* [PROBLEM DESCRIPTION] Return all of the data exactly as written, without the pictures.

* [COLLECTED MATERIAL]

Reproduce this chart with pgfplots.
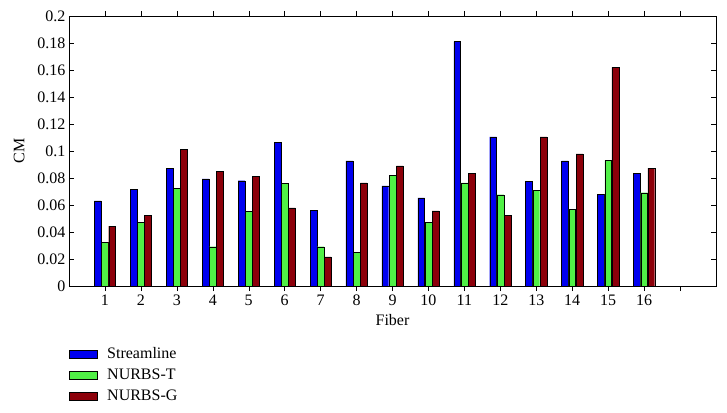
\documentclass[border=0pt]{standalone}
\usepackage{pgfplots}
\pgfplotsset{compat=1.18}
\usepackage{fontspec}
\setmainfont{Liberation Serif}
\definecolor{cblue}{RGB}{0,0,240}
\definecolor{cgreen}{RGB}{80,240,70}
\definecolor{cred}{RGB}{140,0,10}
\begin{document}
\begin{tikzpicture}
\begin{axis}[
  scale only axis,
  width=647pt, height=270pt,
  xmin=0, xmax=18, ymin=0, ymax=0.2,
  xtick={1,...,17},
  xticklabels={1,2,3,4,5,6,7,8,9,10,11,12,13,14,15,16,{}},
  ytick={0,0.02,...,0.2},
  yticklabels={0,0.02,0.04,0.06,0.08,0.1,0.12,0.14,0.16,0.18,0.2},
  tick align=inside,
  major tick length=5pt,
  tick style={black, thin},
  /pgf/number format/assume math mode=true,
  ticklabel style={font=\fontsize{16}{18}\selectfont},
  label style={font=\fontsize{16}{18}\selectfont},
  xlabel={Fiber}, ylabel={CM},
  xlabel style={yshift=-2pt},
  ylabel style={yshift=6pt},
  axis line style={black, thin},
  ybar, bar width=0.19,
  legend style={at={(0,-0.22)}, anchor=north west, draw=none, fill=none,
    inner sep=0pt, outer sep=0pt,
    font=\fontsize{16}{18}\selectfont, row sep=5pt},
  legend cell align=left,
  legend image code/.code={\draw[#1, draw=black, line width=0.4pt] (0pt,-4pt) rectangle (28pt,4pt);
    \path[draw=none, fill=none] (0pt,0pt) -- (36pt,0pt);},
]
\addplot[fill=cblue, draw=black, line width=0.4pt, bar shift=-0.2] coordinates {
(1,0.063) (2,0.0716) (3,0.0872) (4,0.0793) (5,0.078) (6,0.1062) (7,0.056) (8,0.0926)
(9,0.0741) (10,0.0652) (11,0.181) (12,0.1104) (13,0.0775) (14,0.0926) (15,0.0679) (16,0.0837)};
\addplot[fill=cgreen, draw=black, line width=0.4pt, bar shift=0] coordinates {
(1,0.0324) (2,0.0469) (3,0.0723) (4,0.0291) (5,0.0553) (6,0.076) (7,0.0291) (8,0.025)
(9,0.0822) (10,0.0472) (11,0.0763) (12,0.0676) (13,0.0711) (14,0.057) (15,0.0931) (16,0.0691)};
\addplot[fill=cred, draw=black, line width=0.4pt, bar shift=0.2] coordinates {
(1,0.0444) (2,0.0524) (3,0.101) (4,0.0849) (5,0.081) (6,0.0578) (7,0.0215) (8,0.0763)
(9,0.0889) (10,0.0556) (11,0.0837) (12,0.0524) (13,0.1104) (14,0.0978) (15,0.162) (16,0.0874)};
\legend{Streamline, NURBS-T, NURBS-G}
\end{axis}
\path ([shift={(-69pt,-126pt)}]current axis.south west) rectangle ([shift={(11pt,16pt)}]current axis.north east);
\end{tikzpicture}
\end{document}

* [RESPONSE FOR THIS EXERCISE]
Reproduce this chart with pgfplots.
\documentclass[border=0pt]{standalone}
\usepackage{pgfplots}
\pgfplotsset{compat=1.18}
\usepackage{fontspec}
\setmainfont{Liberation Serif}
\definecolor{cblue}{RGB}{0,0,240}
\definecolor{cgreen}{RGB}{80,240,70}
\definecolor{cred}{RGB}{140,0,10}
\begin{document}
\begin{tikzpicture}
\begin{axis}[
  scale only axis,
  width=647pt, height=270pt,
  xmin=0, xmax=18, ymin=0, ymax=0.2,
  xtick={1,...,17},
  xticklabels={1,2,3,4,5,6,7,8,9,10,11,12,13,14,15,16,{}},
  ytick={0,0.02,...,0.2},
  yticklabels={0,0.02,0.04,0.06,0.08,0.1,0.12,0.14,0.16,0.18,0.2},
  tick align=inside,
  major tick length=5pt,
  tick style={black, thin},
  /pgf/number format/assume math mode=true,
  ticklabel style={font=\fontsize{16}{18}\selectfont},
  label style={font=\fontsize{16}{18}\selectfont},
  xlabel={Fiber}, ylabel={CM},
  xlabel style={yshift=-2pt},
  ylabel style={yshift=6pt},
  axis line style={black, thin},
  ybar, bar width=0.19,
  legend style={at={(0,-0.22)}, anchor=north west, draw=none, fill=none,
    inner sep=0pt, outer sep=0pt,
    font=\fontsize{16}{18}\selectfont, row sep=5pt},
  legend cell align=left,
  legend image code/.code={\draw[#1, draw=black, line width=0.4pt] (0pt,-4pt) rectangle (28pt,4pt);
    \path[draw=none, fill=none] (0pt,0pt) -- (36pt,0pt);},
]
\addplot[fill=cblue, draw=black, line width=0.4pt, bar shift=-0.2] coordinates {
(1,0.063) (2,0.0716) (3,0.0872) (4,0.0793) (5,0.078) (6,0.1062) (7,0.056) (8,0.0926)
(9,0.0741) (10,0.0652) (11,0.181) (12,0.1104) (13,0.0775) (14,0.0926) (15,0.0679) (16,0.0837)};
\addplot[fill=cgreen, draw=black, line width=0.4pt, bar shift=0] coordinates {
(1,0.0324) (2,0.0469) (3,0.0723) (4,0.0291) (5,0.0553) (6,0.076) (7,0.0291) (8,0.025)
(9,0.0822) (10,0.0472) (11,0.0763) (12,0.0676) (13,0.0711) (14,0.057) (15,0.0931) (16,0.0691)};
\addplot[fill=cred, draw=black, line width=0.4pt, bar shift=0.2] coordinates {
(1,0.0444) (2,0.0524) (3,0.101) (4,0.0849) (5,0.081) (6,0.0578) (7,0.0215) (8,0.0763)
(9,0.0889) (10,0.0556) (11,0.0837) (12,0.0524) (13,0.1104) (14,0.0978) (15,0.162) (16,0.0874)};
\legend{Streamline, NURBS-T, NURBS-G}
\end{axis}
\path ([shift={(-69pt,-126pt)}]current axis.south west) rectangle ([shift={(11pt,16pt)}]current axis.north east);
\end{tikzpicture}
\end{document}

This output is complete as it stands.